Book Review: Ruth Roman: A Career Portrait

Over the last decade or more I've come to appreciate the work of actress Ruth Roman in films including STRANGERS ON A TRAIN (1951), TOMORROW IS ANOTHER DAY (1951), and THE FAR COUNTRY (1954).

Last year I noted a new book on the actress in my weekly news roundup, and I'm glad to say that I've now had the opportunity to read an e-copy of RUTH ROMAN: A CAREER PORTRAIT. It was written by Derek Schulthorpe and published by McFarland.

Schulthorpe has written several other books on favorite actors which I have purchased for my shelves, including volumes on Claire Trevor, Edmond O'Brien, and Brian Donlevy. I found his latest biography as interesting and informative as those titles, documenting the life of an actress who achieved a certain level of career success yet perhaps can't be said to have reached the highest levels of stardom.

Sculthorpe documents Roman's rise from a very poor childhood; in her earliest years she was raised in a carnival owned by her parents, then after her father's early death she grew up in Boston. After a failed early marriage she was still in her teens when she first went to New York looking for work on Broadway, and in fact she first met her future TOMORROW IS ANOTHER DAY costar Steve Cochran at that time. (Cochran and Roman are seen in the accompanying photo.)

After turning 20 Roman decided to try her luck in Hollywood, toiling for several years in bit parts and enduring many casting disappointments before receiving the lead role in BELLE STARR'S DAUGHTER (1948) after which her career finally took off.  She appeared in many good or even great films over the years, including the titles mentioned at the top of this review.

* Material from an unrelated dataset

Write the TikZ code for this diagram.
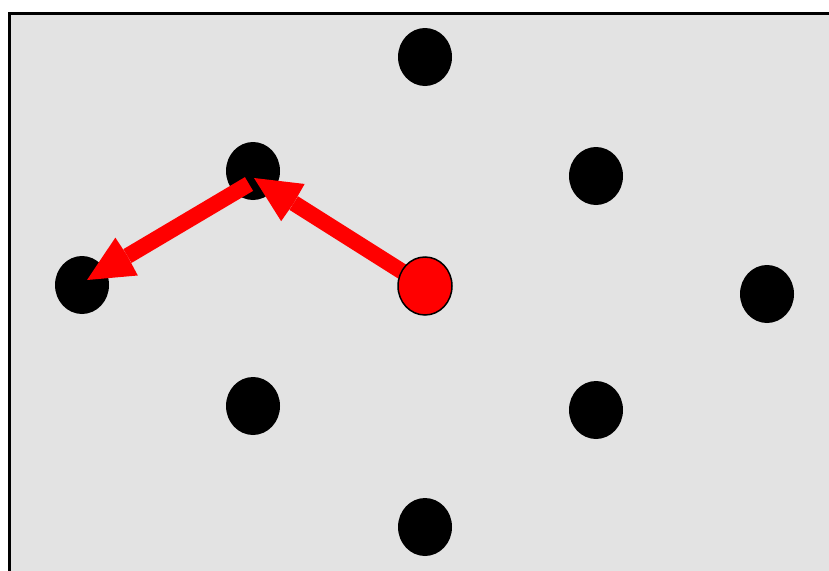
\documentclass[tikz,border=0pt]{standalone}
\usetikzlibrary{arrows.meta,shapes.geometric}
\definecolor{bg}{HTML}{E3E3E3}
\tikzset{
  dot/.style={ellipse, minimum width=54pt, minimum height=58pt, inner sep=0pt, fill=black},
  reddot/.style={ellipse, minimum width=54pt, minimum height=58pt, inner sep=0pt, fill=red, draw=black, line width=1.5pt},
  move/.style={draw=red, line width=16pt, -{Stealth[length=46pt,width=44pt,inset=-1pt,line width=0pt]}}
}
\begin{document}
\begin{tikzpicture}[x=1pt,y=-1pt]
\useasboundingbox (0,0) rectangle (829,570);
\begin{scope}
\clip (0,0) rectangle (829,570);
\draw[fill=bg, line width=3pt] (9.5,13.5) rectangle (850,600);
\end{scope}
\node[dot] (n1) at (425,57) {};
\node[dot] (n2) at (253,171) {};
\node[dot] (n3) at (596,176) {};
\node[dot] (n4) at (82,285) {};
\node[dot] (n6) at (767,294) {};
\node[dot] (n7) at (253,406) {};
\node[dot] (n8) at (596,410) {};
\node[dot] (n9) at (425,527) {};
\coordinate (t1) at (254,178);
\coordinate (s2) at (249,184);
\coordinate (t2) at (87,280);
\coordinate (r0) at (425,286);
\draw[move] (s2) -- (t2);
\draw[move] (r0) -- (t1);
\node[reddot] (r) at (r0) {};
\end{tikzpicture}
\end{document}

Roman's personal life also didn't lack for drama; she had three failed marriages before the last one finally "took." In 1956 she and her young son survived the sinking of the Andrea Doria.

Schulthorpe was able to provide an impressive amount of detail on Roman's early years and beyond; the book is packed with information on Roman's work, along with a great deal of information on roles she didn't get. The author skillfully weaves quotes from the actress herself into the narrative.

I learned a great deal about Roman's life; as much as the book is a portrait of her success, it's also a somewhat brutal recounting of just how hard the movie acting life could be, with endless casting "near misses."

My only real criticism of the book is that an editor needed to break up some lengthy run-on paragraphs for ease of reading. Otherwise, I think anyone interested in the actress and her career will find the book of value.

RUTH ROMAN: A CAREER PORTRAIT is 218 pages, including a filmography, notes, and index; it includes 49 photos, including some provided by Roman's third husband.

Please visit the publisher,, for additional information.

Thanks to McFarland for providing an e-copy of this book for review.


Blogger Raquel Stecher said...

I'll have to check out this author! Thanks for your review.